18-12-2003
Curare Um veneno com aplicação médica
Por Teresa Firmino

No álbum de Tintim hoje distribuído com o PÚBLICO é referido um veneno que existe para lá da ficção. Pode matar mas também curar

No álbum “A Orelha Quebrada”, distribuído com o PÚBLICO a história é contada assim: a estatueta de uma tribo da América do Sul é roubada de um museu etnográfico e Tintim, mais detective que repórter, fica logo à coca. Encontra um livro de relatos de viagens às Américas, de 1875, que fala da tribo em questão, a Arumbaya, e onde lê: “Nesse dia encontrámos os primeiros Arumbayas. Longas cabeleiras, negras e oleosas, enquadravam as suas faces acobreadas; armados com longas zarabatanas, lançam pequenas flechas envenenadas com curare.” Nem a tribo nem o livro existem, embora o texto imite o estilo dos relatos da época. O mesmo não pode dizer-se do curare. Existe e pode matar. “O curare, esse terrível veneno vegetal que paralisa os músculos respiratórios!”, diz Tintim, no álbum “A Orelha Quebrada”.

O mundo ouviu falar do curare há quase 500 anos, quando chegaram à América do Sul os primeiros exploradores. Quem o terá trazido para a Europa, em 1595, foi o explorador inglês Walter Raleigh, depois de ter visto que os índios da América do Sul o usavam na ponta das setas para caçar e guerrear. Mas só em 1807, ao que parece, um ocidental testemunhou o fabrico do curare pelos índios: foi outro grande explorador, o geógrafo alemão Alexander von Humboldt.

O curare é extraído de algumas espécies de lianas pelos índios que vivem no Brasil, Bolívia, Peru, nas Guianas, Equador, Panamá e Colômbia. As espécies mais usadas são a “Strychnos toxifera”, a “Strychnos guianensis” e a “Chondrodendron tomentosum”, às quais é retirada a casca castanha para fazer o curare. Na casca existem numerosos alcalóides, uns muito tóxicos, como a tubocurarina, a protocurarina e a toxiferina, e outros menos tóxicos, como a curina, a protocurina e a protocuridina e a neoprotocuridina.

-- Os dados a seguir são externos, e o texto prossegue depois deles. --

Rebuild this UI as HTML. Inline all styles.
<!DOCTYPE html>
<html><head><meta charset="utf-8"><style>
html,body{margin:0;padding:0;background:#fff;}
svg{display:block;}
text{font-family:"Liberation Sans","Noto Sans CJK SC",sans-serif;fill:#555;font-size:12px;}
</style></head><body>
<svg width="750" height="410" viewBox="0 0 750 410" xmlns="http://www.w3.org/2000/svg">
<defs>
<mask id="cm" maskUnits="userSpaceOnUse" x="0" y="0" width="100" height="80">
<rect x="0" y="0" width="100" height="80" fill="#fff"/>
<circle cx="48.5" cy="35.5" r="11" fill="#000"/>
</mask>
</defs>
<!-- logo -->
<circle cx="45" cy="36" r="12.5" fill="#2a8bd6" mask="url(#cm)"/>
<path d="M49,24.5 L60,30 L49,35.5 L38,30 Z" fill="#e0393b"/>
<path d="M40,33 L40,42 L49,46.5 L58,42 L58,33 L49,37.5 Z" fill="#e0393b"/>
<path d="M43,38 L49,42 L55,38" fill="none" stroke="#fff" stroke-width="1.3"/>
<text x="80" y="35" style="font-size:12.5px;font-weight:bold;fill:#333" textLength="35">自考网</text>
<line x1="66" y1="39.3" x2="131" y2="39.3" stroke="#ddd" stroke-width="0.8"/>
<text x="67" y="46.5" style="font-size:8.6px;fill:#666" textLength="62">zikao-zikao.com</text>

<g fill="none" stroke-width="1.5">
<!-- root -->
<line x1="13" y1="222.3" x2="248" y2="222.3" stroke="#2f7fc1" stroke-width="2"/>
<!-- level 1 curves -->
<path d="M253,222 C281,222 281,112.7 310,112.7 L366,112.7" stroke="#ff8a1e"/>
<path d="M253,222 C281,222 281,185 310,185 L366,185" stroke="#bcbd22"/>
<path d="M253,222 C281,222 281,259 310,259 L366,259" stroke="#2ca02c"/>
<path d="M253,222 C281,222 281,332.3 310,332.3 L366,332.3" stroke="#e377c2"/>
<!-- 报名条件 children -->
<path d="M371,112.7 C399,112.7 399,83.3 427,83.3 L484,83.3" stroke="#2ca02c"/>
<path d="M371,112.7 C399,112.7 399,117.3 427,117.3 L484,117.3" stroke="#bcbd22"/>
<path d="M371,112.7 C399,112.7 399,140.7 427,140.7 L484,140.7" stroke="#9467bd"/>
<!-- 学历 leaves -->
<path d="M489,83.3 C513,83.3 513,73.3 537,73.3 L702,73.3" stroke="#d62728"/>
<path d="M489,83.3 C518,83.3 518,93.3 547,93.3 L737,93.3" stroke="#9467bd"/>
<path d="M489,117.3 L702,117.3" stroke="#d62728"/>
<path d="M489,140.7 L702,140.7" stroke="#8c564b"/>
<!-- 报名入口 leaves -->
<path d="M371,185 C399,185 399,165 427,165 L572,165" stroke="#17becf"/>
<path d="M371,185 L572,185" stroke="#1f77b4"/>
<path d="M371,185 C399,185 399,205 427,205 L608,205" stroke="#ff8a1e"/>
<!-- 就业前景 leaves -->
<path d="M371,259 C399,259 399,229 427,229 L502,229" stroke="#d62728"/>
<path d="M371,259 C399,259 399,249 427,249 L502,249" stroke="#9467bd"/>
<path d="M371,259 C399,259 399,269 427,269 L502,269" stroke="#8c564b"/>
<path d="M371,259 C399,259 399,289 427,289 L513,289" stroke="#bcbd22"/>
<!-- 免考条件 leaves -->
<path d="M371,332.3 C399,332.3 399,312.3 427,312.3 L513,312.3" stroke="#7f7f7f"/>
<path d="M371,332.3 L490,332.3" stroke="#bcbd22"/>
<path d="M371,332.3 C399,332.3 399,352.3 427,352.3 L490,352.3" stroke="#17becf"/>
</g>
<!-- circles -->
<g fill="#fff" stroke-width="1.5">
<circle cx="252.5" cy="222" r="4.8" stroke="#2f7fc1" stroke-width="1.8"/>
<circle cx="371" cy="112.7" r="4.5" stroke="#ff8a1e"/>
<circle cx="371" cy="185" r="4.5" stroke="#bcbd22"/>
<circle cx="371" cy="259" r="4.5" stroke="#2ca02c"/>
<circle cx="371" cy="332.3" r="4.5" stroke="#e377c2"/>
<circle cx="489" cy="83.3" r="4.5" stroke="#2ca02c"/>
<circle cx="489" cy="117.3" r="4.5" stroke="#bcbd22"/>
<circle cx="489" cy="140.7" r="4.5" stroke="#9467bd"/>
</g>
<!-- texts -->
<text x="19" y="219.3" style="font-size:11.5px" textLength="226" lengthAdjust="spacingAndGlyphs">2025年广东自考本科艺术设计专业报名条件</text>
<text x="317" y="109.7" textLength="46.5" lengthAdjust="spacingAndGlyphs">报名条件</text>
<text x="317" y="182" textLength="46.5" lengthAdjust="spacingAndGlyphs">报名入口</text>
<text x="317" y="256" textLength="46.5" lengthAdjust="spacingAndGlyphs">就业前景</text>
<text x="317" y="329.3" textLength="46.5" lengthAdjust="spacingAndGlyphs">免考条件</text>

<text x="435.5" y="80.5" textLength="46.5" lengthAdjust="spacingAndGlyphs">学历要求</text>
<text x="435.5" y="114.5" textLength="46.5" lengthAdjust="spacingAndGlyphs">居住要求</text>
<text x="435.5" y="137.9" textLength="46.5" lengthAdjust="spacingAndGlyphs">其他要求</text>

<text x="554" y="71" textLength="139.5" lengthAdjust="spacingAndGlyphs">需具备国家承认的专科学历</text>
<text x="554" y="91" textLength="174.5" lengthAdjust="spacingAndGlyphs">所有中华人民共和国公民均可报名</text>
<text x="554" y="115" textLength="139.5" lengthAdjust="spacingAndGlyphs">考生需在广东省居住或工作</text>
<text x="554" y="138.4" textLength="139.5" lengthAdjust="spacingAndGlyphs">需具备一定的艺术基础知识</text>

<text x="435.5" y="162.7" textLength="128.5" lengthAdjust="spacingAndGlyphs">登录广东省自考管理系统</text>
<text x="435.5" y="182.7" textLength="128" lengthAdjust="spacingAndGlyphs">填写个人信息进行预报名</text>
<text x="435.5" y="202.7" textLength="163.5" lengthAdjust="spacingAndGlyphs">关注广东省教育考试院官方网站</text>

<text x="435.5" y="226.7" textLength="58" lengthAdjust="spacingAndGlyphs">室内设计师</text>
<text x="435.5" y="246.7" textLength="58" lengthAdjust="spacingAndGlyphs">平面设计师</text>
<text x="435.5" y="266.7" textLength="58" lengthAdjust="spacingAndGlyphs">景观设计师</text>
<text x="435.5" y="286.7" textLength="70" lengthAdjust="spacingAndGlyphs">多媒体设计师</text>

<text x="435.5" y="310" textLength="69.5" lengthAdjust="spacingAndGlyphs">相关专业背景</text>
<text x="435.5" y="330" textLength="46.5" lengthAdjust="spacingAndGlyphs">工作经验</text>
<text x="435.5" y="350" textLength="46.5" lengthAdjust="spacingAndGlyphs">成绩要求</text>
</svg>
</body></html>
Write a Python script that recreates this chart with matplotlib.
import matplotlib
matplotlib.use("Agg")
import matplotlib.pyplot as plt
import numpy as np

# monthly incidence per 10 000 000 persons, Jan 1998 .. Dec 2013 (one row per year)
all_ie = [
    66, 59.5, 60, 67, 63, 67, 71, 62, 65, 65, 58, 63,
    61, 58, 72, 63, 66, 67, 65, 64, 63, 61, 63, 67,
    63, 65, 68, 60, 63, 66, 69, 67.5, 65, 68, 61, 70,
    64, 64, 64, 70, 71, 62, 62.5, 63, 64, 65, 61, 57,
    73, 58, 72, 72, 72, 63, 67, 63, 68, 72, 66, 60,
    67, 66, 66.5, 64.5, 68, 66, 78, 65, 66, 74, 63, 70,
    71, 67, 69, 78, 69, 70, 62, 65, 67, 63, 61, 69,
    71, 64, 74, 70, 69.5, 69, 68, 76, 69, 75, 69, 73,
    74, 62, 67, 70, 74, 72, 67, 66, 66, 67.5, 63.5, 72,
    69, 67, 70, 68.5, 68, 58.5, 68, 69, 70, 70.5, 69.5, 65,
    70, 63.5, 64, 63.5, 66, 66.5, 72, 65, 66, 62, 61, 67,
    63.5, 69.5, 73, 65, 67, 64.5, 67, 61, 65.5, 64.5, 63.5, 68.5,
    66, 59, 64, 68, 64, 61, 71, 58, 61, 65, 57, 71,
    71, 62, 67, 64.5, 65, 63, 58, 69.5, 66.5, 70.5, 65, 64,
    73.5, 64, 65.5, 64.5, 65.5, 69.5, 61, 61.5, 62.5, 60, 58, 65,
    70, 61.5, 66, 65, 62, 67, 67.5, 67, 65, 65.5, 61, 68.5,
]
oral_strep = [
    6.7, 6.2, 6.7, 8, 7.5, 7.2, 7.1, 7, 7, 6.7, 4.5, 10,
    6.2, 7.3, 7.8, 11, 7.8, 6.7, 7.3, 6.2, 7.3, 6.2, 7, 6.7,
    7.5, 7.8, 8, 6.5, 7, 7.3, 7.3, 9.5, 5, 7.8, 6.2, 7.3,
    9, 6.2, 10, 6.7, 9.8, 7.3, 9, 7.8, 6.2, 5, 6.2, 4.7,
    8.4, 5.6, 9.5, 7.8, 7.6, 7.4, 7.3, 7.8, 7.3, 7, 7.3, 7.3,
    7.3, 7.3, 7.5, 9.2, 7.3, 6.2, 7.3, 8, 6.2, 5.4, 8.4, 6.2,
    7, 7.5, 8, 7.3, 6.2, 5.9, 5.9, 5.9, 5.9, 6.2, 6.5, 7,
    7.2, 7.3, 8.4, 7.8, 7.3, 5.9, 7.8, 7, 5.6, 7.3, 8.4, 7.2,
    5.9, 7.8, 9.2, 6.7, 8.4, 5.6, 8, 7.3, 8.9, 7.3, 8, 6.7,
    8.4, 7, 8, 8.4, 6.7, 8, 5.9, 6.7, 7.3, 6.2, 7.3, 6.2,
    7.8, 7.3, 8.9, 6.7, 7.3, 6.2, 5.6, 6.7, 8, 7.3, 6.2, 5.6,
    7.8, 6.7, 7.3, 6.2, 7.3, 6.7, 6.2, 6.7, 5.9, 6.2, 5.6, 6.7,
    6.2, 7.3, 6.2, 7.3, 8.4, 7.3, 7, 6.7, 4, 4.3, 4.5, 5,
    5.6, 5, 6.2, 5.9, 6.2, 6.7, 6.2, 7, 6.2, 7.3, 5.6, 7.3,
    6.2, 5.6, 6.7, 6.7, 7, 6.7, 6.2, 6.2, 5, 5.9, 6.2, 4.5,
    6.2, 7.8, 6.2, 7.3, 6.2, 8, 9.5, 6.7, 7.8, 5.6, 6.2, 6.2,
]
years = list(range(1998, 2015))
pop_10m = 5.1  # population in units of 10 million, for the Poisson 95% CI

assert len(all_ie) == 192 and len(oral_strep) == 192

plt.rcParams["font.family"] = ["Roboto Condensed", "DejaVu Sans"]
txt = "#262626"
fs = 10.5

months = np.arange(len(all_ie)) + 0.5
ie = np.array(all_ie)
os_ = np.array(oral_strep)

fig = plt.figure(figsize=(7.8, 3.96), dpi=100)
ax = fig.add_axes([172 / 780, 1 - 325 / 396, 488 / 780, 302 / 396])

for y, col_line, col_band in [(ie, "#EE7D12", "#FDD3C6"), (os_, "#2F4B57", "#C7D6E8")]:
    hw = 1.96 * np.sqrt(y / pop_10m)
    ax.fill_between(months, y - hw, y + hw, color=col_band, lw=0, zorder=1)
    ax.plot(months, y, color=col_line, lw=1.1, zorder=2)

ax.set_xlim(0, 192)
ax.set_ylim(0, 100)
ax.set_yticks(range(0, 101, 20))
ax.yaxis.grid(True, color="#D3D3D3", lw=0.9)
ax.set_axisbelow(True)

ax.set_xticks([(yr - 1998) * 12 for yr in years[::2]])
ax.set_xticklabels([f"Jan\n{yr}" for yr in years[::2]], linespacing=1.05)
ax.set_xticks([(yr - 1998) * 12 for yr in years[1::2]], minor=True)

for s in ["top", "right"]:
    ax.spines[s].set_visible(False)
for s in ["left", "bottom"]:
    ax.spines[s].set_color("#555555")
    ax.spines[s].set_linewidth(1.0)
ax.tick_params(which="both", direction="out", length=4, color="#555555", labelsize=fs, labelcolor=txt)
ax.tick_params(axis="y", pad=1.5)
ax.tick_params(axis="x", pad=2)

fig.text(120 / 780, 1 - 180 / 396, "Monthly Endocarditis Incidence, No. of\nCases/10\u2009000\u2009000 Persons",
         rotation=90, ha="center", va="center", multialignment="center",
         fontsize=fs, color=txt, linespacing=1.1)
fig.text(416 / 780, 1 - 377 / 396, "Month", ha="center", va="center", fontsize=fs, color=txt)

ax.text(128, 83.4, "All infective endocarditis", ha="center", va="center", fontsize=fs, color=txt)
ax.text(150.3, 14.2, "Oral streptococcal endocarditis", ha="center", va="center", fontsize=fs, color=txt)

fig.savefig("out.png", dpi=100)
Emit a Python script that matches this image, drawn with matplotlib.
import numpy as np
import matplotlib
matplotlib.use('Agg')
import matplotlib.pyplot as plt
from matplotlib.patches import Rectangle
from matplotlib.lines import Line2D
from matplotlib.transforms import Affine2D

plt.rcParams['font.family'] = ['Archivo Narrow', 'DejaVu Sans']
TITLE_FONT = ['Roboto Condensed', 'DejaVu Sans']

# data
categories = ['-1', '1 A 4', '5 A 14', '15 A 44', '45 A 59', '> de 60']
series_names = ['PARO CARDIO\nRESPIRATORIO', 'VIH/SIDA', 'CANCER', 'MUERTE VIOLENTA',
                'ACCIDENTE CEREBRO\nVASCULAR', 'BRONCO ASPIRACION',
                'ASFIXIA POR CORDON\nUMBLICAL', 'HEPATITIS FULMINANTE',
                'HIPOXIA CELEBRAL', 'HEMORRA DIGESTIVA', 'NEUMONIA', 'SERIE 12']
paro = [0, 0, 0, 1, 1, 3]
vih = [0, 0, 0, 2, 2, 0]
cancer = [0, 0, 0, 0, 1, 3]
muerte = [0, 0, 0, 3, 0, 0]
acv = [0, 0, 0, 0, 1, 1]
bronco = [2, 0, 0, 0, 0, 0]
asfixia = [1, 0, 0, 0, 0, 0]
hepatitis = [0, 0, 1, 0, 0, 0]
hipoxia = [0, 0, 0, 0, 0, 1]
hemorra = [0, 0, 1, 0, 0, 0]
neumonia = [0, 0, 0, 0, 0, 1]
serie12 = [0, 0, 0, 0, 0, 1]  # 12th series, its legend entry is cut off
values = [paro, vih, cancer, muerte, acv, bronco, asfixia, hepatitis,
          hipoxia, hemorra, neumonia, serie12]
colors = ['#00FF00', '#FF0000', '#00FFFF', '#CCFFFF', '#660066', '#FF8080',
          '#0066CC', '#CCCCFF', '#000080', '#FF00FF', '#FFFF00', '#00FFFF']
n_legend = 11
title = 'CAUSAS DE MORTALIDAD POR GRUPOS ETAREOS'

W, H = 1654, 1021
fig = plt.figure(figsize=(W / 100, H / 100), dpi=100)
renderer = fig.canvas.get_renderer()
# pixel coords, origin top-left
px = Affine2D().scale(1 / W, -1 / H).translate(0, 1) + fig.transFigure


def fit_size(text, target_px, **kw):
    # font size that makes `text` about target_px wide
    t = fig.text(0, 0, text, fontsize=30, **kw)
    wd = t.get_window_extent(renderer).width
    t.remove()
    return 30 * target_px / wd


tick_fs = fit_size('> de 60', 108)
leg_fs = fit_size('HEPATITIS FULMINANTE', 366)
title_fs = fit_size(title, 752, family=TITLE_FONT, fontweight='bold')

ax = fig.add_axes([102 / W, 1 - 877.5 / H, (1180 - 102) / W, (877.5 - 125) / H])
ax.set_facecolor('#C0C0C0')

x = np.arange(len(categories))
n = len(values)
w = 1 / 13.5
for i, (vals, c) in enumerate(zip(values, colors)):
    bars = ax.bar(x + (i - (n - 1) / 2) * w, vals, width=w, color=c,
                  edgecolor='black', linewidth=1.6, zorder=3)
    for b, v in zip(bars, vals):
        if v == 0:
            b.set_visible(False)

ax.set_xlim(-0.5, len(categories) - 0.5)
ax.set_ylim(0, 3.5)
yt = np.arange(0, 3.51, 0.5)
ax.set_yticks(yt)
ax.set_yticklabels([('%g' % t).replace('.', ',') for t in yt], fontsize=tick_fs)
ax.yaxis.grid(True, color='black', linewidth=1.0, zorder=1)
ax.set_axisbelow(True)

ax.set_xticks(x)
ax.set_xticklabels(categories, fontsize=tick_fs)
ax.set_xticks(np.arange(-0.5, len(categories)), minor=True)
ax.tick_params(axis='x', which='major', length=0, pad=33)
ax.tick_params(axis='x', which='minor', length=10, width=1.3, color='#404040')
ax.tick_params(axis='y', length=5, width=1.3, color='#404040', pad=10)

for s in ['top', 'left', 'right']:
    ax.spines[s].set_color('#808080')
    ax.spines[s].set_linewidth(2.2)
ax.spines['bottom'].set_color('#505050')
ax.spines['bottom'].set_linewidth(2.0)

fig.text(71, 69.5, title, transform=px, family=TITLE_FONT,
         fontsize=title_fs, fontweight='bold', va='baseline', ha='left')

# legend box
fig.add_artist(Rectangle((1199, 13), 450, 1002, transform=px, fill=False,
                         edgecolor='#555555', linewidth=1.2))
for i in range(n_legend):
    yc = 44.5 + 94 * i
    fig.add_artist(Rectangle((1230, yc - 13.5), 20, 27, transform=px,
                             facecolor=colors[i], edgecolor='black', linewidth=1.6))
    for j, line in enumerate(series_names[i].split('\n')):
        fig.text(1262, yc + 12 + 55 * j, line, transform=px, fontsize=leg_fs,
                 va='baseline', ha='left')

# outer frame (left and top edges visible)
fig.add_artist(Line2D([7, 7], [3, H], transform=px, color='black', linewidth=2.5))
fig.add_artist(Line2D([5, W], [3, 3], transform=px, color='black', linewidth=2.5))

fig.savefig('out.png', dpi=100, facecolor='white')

Cada tribo tem as suas receitas para o curare, embora se possa dizer, de forma geral, que se põe a casca das lianas a ferver em água, até obter uma pasta escura. Por vezes, também se junta veneno de insectos e serpentes, para aumentar o poder do curare.

O curare paralisa os músculos através da interferência com a transmissão dos sinais nervosos para os músculos, mas não afecta o coração. A vítima morre por asfixia, porque os músculos envolvidos na respiração ficam relaxados e depois paralisados. O horror desta morte é a vítima saber o que vai acontecer e não poder fazer nada. Se for assistida com respiração artificial, consegue recuperar.

Mas este veneno vegetal também tem usos médicos. É utilizado como relaxante muscular em cirurgias em que o doente tem de estar completamente imobilizado, como nas operações ao abdómen, ou em situações crónicas, como espasmos.

A primeira aplicação médica conhecida do curare data de 1912, pelo cirurgião alemão Arthur Laewen, e tornou-se comum depois dos ensaios clínicos de Harold Griffith e Enid Johnson, em 1942, no Canadá.